= Exercise task =
Only the lines from the start of the data below through the line that contains "region_counts = [35, 4, 1, 10, 16, 2, 10]" are to be copied, exactly and without pictures.

= Provided material =
┄┄┄┄┄┄┄┄┄┄┄┄┄┄┄┄┄┄┄┄
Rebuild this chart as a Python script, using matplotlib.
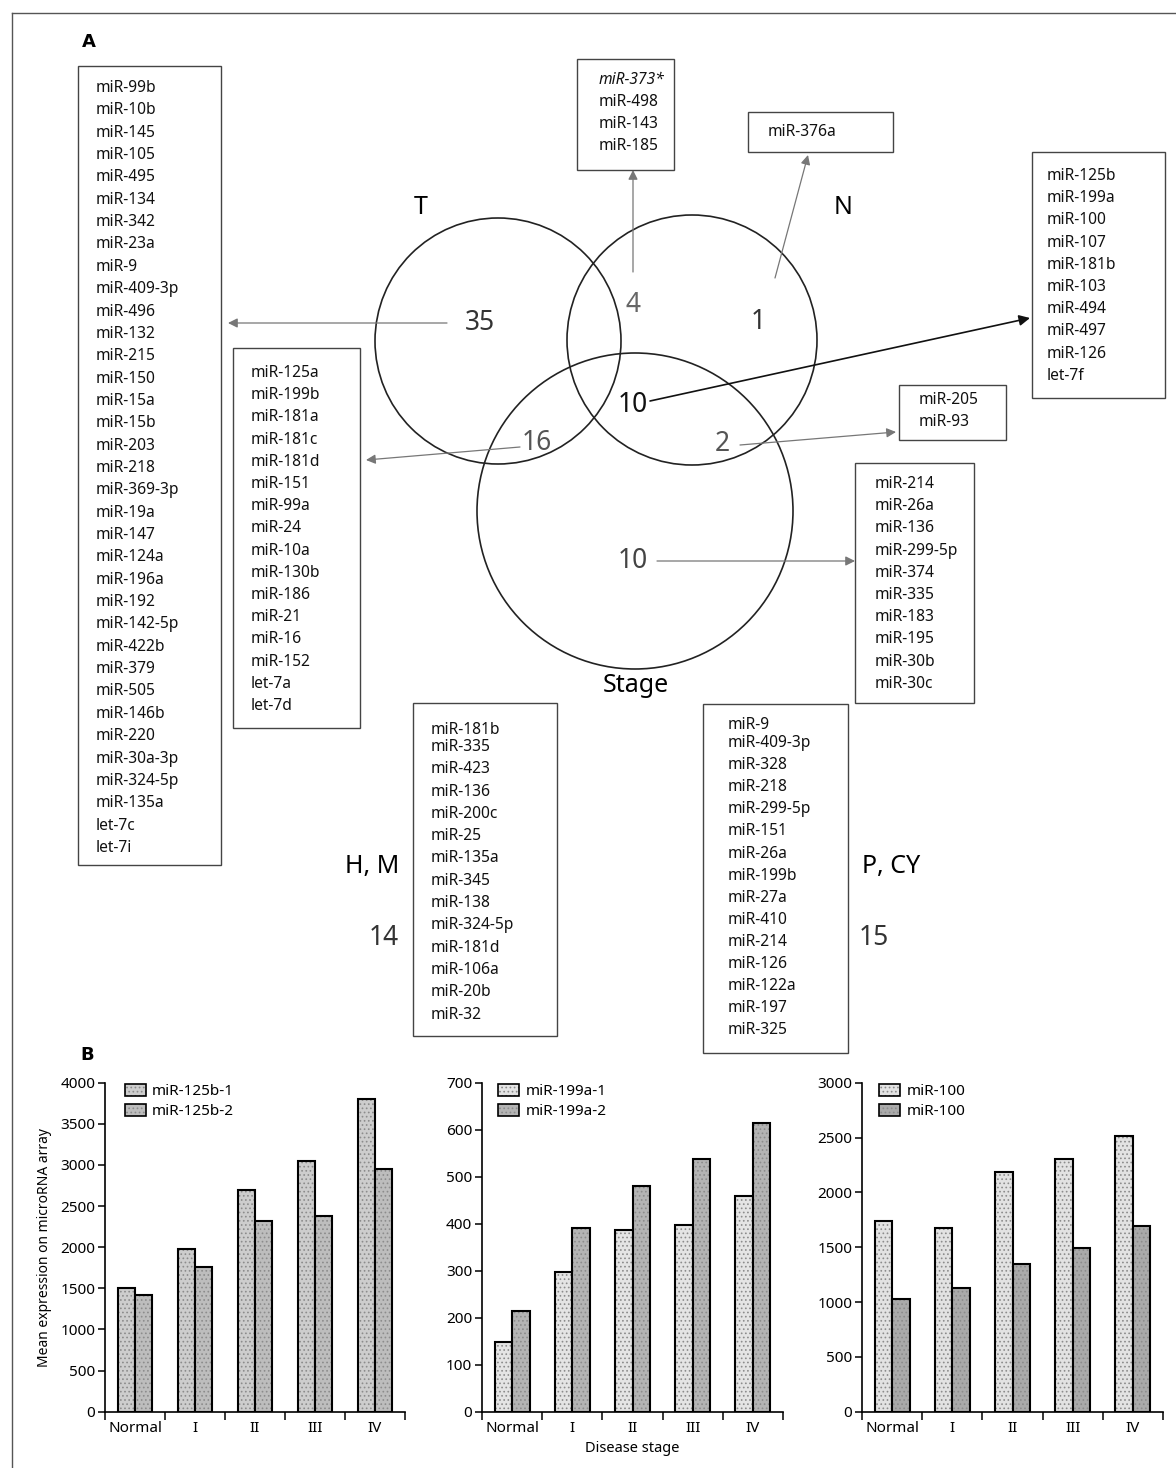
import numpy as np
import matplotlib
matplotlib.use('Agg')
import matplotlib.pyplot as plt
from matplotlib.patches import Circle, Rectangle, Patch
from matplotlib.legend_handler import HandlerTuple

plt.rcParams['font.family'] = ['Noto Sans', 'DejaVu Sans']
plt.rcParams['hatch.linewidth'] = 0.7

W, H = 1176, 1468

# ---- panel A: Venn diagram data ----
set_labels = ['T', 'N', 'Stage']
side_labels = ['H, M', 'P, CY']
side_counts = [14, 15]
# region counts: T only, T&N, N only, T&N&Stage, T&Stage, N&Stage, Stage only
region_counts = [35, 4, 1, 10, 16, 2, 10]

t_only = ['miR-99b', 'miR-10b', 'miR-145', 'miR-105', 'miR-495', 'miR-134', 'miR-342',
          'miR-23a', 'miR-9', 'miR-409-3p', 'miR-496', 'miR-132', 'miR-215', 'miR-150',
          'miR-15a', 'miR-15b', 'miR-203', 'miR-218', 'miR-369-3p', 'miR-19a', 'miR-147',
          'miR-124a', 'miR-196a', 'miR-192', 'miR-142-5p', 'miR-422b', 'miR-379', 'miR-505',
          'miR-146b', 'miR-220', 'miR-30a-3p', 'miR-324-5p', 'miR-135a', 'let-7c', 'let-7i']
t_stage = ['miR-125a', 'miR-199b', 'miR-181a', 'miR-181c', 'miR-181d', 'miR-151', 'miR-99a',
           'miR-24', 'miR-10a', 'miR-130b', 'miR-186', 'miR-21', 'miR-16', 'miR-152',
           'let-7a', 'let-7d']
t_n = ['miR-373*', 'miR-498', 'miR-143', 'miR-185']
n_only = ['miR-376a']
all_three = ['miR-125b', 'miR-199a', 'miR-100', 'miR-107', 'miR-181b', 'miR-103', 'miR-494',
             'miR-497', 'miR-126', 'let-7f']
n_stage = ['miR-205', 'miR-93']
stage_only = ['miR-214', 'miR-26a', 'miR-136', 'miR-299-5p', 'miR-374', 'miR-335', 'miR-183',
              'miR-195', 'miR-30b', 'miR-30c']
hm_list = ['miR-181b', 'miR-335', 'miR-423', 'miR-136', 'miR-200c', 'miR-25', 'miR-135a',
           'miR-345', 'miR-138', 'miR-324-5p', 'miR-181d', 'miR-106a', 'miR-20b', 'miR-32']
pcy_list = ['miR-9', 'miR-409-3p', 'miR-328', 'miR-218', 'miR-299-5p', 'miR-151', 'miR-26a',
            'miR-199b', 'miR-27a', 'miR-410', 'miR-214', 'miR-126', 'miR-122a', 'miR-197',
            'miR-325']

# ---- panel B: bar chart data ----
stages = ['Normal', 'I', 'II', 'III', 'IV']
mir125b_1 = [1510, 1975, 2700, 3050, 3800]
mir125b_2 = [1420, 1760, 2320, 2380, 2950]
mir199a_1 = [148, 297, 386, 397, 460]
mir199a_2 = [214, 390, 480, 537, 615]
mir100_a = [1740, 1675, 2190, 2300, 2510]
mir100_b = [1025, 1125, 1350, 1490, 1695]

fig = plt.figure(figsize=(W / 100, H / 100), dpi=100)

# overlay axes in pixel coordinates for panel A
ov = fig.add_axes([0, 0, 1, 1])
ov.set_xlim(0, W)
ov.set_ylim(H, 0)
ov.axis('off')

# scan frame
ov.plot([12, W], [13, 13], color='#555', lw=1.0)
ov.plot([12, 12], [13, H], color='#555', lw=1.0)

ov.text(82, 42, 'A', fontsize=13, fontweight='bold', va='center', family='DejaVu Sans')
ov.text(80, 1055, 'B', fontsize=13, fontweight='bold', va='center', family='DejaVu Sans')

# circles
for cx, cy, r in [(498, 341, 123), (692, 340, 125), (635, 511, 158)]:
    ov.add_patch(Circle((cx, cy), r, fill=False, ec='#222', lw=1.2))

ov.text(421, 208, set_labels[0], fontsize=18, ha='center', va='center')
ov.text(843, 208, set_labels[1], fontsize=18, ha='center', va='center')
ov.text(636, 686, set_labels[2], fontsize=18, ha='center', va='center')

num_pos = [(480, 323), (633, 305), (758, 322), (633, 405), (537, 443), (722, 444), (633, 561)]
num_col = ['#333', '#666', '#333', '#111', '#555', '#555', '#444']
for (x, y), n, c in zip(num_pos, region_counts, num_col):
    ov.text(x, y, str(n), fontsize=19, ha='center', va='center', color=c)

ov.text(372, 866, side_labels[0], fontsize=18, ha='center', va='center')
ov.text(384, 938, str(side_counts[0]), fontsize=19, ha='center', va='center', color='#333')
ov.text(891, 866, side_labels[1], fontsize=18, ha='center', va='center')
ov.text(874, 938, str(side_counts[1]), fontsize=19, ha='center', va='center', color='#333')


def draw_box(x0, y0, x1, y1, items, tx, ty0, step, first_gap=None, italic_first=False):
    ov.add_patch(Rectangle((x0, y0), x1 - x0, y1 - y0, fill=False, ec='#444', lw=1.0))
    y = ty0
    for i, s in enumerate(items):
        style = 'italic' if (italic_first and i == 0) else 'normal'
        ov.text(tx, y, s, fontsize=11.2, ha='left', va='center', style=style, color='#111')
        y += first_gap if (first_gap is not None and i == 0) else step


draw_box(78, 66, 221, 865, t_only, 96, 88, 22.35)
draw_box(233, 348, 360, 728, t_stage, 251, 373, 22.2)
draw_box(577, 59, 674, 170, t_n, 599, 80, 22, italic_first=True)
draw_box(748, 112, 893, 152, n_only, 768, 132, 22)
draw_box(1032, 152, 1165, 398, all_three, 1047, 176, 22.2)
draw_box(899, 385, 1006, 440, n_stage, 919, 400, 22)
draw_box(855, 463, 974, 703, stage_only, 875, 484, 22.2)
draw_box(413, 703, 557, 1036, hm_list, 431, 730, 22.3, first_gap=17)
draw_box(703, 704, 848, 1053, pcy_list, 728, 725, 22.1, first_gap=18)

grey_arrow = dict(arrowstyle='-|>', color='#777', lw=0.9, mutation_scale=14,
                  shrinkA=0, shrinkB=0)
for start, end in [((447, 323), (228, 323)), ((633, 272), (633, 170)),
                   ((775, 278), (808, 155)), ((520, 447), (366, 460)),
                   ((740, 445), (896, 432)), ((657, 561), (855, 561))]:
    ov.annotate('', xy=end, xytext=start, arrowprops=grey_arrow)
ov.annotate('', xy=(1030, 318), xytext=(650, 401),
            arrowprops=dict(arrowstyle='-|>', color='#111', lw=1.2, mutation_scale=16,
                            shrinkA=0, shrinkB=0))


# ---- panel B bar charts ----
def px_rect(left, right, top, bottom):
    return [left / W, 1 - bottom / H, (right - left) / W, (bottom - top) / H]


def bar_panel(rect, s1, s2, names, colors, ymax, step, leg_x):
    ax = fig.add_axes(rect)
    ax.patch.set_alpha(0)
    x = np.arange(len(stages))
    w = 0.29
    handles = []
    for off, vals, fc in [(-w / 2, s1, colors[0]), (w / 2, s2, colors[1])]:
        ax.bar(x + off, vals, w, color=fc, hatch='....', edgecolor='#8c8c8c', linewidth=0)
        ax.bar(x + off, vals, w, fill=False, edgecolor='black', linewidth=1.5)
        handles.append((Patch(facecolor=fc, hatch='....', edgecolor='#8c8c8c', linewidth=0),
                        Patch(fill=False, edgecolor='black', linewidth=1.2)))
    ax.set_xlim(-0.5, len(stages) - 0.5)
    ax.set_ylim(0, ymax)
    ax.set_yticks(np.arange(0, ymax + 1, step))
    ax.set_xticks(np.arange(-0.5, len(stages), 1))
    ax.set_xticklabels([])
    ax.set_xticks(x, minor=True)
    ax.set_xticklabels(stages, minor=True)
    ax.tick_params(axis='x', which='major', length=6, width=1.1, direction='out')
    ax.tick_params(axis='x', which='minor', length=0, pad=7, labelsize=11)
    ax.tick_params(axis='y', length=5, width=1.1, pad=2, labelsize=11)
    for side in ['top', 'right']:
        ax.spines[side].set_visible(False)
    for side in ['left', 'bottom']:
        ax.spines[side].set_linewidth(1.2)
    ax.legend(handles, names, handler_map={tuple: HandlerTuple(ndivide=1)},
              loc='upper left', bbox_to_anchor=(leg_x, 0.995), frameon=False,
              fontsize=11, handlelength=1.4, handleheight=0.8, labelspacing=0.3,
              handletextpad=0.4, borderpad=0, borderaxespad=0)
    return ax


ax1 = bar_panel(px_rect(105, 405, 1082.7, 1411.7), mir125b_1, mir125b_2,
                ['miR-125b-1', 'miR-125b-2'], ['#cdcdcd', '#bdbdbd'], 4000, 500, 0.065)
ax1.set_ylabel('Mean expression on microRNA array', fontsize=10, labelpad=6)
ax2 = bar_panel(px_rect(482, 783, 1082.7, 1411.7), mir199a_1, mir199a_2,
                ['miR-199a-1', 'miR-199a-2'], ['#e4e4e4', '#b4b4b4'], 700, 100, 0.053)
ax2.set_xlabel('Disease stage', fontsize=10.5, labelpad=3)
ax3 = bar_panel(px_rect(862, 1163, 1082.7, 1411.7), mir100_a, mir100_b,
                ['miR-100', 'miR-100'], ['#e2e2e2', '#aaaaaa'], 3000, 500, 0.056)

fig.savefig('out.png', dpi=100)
┄┄┄┄┄┄┄┄┄┄┄┄┄┄┄┄┄┄┄┄
= Response to the exercise =
Rebuild this chart as a Python script, using matplotlib.
import numpy as np
import matplotlib
matplotlib.use('Agg')
import matplotlib.pyplot as plt
from matplotlib.patches import Circle, Rectangle, Patch
from matplotlib.legend_handler import HandlerTuple

plt.rcParams['font.family'] = ['Noto Sans', 'DejaVu Sans']
plt.rcParams['hatch.linewidth'] = 0.7

W, H = 1176, 1468

# ---- panel A: Venn diagram data ----
set_labels = ['T', 'N', 'Stage']
side_labels = ['H, M', 'P, CY']
side_counts = [14, 15]
# region counts: T only, T&N, N only, T&N&Stage, T&Stage, N&Stage, Stage only
region_counts = [35, 4, 1, 10, 16, 2, 10]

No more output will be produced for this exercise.